Flavius Valerius Aurelius Constantinus (Naissus, 27 februari ca. 273 of ca. 280 - Ancyrona, 22 mei 337), bekend als Constantijn I de Grote, was een Romeins keizer. In juli 306 werd hij door zijn troepen uitgeroepen tot imperator en Augustus. Vanaf 308 werd hij als imperator en Augustus erkend. Door allianties, militaire overwinningen en meevallers (onder meer de verdrinkingsdood van Maxentius in 312 bij de slag bij de Milvische brug) ging hij een steeds groter deel van het Romeinse Rijk regeren tot hij vanaf 324 alleenheerser werd.
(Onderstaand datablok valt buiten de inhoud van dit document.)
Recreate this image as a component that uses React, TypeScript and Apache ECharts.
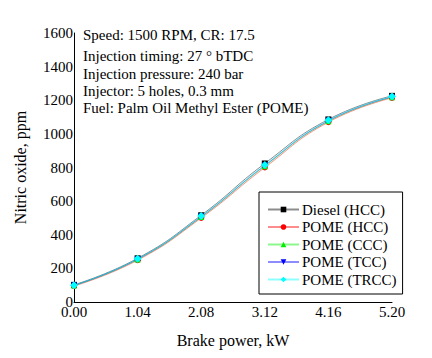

Constantijn is vooral bekend als de eerste Romeinse keizer die het christendom zou hebben aangehangen, en die de grondslag legde voor de christelijke fase van het Romeinse Rijk dat zich verder zou ontwikkelen tot het Byzantijnse Rijk. Met zijn edict van Milaan (313) maakte Constantijn een einde aan de christenvervolgingen.

Een andere grote daad was de verplaatsing van de keizerlijke residentie naar Byzantion, dat hij zelf Nova Roma noemde, maar later naar hem Constantinopel (Κωνσταντινούπολις Kōnstantinoúpolis, "Stad van Constantijn") werd genoemd. Constantinopel was strategisch gelegen aan een kruispunt van zowel land- als zeeroutes, en dichter bij het economische zwaartepunt van het rijk. In 359 zou het officieel de hoofdstad van het Romeinse Rijk worden.